X-ray transient absorption spectroscopy by an ultrashort x-ray-laser pulse in a continuous-wave IR field

X-ray transient absorption spectra (XTAS) of molecules are theoretically investigated in a femtosecond x-ray pump and continuous-wave (cw) infrared (IR)-control scenario. The scheme is exemplified by a CO molecule resonantly pumped into carbon and oxygen core-excited 1s -> 7r* states by a weak femtosecond x-ray pulse, while dynamic Stark shifts are induced by the cw IR-control radiation. As a result, significant shoulder structures appear in XTAS showing strong dependence on the phase of IR radiation relative to the envelope of the x-ray pulse. Due to a significant difference in the frequencies of the two pulses, the present XTAS scheme provides much clear interpretation of the dynamic Stark effects as compared to the attosecond UV transient absorption scenario.

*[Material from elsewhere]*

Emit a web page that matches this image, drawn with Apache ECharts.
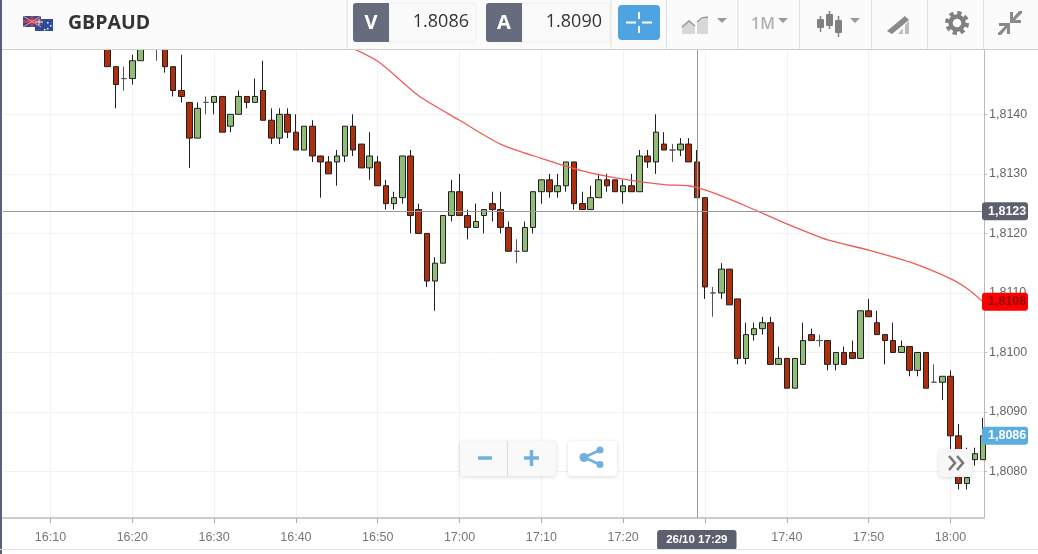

Within the suggested two-level model, where the total spectrum is decomposed as incoherent superposition of contributions from different vibrational excitations weighted by the Franck-Condon Factors, all spectral structures can be well identified and interpreted in a good agreement with the full-scale molecular simulations. Well-characterized XTAS in the proposed IR-control scheme can be applied for fine phase synchronization between IR and x-ray pulses, highly demanded in modern experiments on x-ray free-electron lasers.